**INSTRUCTIONS TO FOLLOW**. Scan the data below and pick out the lines containing the word "this".

**LISTED ENTRIES**.
════════

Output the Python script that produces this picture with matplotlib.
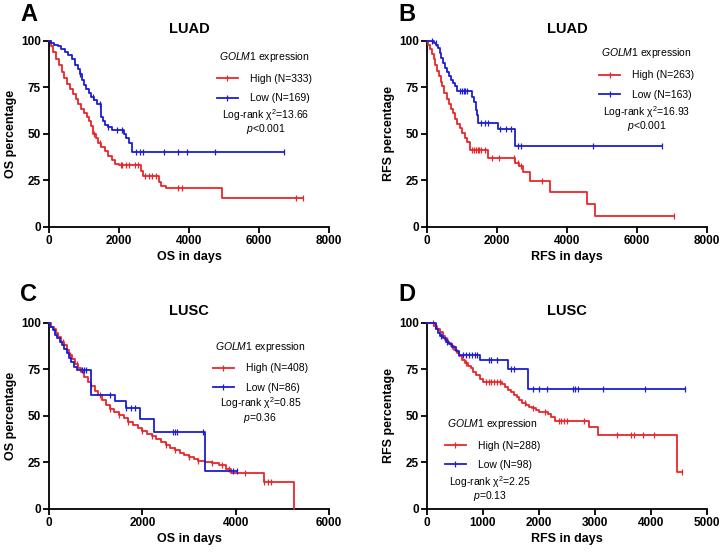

════════

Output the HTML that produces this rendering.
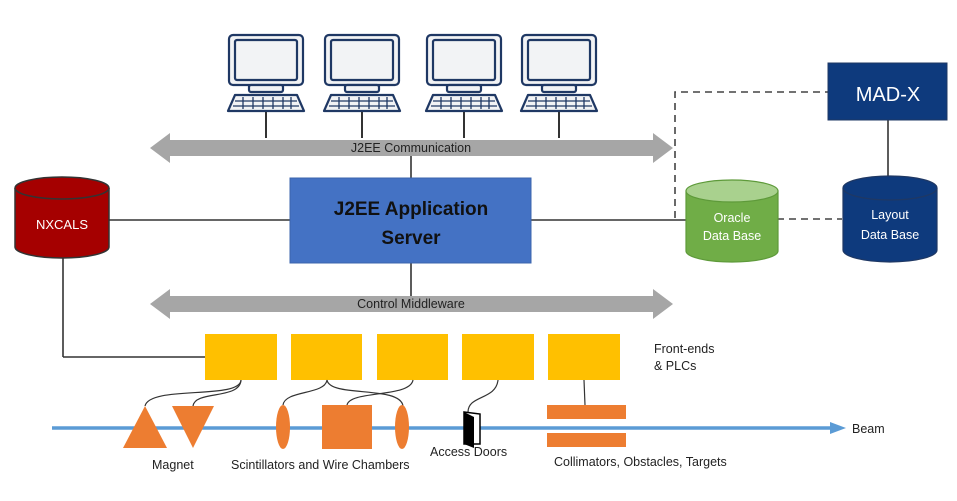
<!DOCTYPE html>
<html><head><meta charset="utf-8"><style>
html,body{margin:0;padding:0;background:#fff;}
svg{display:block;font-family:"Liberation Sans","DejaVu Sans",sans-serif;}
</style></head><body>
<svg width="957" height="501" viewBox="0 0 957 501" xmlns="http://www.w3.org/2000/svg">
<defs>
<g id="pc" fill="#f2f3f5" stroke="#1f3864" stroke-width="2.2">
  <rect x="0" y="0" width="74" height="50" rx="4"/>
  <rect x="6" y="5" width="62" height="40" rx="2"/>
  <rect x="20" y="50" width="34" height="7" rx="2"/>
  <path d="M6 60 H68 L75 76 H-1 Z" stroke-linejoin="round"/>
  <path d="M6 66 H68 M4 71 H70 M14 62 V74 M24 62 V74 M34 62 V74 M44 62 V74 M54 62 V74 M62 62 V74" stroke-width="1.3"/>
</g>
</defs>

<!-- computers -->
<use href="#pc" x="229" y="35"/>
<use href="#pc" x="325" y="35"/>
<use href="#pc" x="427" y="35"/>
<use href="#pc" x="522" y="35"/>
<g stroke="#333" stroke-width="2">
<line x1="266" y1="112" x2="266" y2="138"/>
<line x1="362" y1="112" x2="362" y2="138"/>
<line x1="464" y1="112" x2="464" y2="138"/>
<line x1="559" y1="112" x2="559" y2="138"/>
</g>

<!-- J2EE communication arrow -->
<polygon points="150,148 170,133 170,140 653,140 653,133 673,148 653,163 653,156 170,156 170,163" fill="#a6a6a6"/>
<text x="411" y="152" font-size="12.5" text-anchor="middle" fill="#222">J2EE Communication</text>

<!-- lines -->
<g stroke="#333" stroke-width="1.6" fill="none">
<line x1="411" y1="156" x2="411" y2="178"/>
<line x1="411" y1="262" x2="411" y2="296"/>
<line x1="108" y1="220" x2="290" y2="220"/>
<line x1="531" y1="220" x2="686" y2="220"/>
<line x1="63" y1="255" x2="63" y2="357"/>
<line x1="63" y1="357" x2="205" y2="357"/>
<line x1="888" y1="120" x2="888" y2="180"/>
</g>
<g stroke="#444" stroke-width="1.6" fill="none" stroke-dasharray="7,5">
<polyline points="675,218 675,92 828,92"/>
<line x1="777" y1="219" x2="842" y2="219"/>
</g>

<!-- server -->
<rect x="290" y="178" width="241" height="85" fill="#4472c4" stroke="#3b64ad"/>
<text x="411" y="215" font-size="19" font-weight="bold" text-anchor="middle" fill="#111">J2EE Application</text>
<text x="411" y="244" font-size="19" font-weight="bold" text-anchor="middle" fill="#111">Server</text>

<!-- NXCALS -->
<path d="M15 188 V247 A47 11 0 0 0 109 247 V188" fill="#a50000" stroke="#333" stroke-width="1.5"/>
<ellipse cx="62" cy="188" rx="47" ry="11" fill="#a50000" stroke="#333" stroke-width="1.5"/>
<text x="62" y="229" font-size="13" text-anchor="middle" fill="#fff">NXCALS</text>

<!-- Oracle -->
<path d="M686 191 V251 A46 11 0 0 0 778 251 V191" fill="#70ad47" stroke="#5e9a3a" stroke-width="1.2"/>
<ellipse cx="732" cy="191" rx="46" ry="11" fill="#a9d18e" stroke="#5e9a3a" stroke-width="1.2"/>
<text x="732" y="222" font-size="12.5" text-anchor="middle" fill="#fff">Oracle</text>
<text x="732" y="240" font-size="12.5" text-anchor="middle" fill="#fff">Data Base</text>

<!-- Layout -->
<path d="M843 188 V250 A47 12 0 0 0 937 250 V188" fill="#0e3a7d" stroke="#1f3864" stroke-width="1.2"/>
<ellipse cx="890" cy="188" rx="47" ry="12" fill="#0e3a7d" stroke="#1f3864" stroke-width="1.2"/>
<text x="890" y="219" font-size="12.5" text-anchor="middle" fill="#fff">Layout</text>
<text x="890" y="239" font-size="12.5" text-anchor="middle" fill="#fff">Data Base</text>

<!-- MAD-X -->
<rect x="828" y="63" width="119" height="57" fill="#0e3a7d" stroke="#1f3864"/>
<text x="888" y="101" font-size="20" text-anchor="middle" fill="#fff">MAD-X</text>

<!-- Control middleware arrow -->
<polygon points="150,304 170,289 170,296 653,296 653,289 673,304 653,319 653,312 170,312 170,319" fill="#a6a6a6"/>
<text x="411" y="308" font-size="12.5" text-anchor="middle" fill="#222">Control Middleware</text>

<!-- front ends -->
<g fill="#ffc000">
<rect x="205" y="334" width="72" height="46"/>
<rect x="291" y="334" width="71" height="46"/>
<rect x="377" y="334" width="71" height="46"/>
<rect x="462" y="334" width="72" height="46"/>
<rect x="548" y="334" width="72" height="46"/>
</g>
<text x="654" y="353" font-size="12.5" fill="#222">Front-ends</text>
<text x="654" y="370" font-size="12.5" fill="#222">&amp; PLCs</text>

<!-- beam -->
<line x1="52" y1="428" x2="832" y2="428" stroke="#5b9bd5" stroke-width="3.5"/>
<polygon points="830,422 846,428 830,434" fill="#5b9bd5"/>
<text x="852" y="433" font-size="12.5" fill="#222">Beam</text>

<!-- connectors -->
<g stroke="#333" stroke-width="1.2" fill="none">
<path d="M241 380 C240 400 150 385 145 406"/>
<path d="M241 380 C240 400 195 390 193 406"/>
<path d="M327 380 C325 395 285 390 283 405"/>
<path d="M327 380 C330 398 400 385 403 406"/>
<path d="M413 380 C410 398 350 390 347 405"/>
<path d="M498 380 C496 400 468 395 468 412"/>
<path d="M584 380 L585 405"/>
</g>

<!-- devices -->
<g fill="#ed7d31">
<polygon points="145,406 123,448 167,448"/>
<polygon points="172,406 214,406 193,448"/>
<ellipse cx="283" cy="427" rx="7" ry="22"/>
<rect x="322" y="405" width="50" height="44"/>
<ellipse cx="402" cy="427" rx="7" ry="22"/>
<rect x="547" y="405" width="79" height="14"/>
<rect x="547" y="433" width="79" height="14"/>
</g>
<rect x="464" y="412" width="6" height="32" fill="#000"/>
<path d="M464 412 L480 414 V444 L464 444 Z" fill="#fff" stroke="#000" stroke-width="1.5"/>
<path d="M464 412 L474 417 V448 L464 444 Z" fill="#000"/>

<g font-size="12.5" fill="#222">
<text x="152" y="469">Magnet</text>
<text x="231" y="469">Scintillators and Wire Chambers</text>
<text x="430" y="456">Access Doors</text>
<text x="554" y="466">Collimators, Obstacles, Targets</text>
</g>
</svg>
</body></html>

════════

**OUTPUT**.
Output the Python script that produces this picture with matplotlib.
Output the HTML that produces this rendering.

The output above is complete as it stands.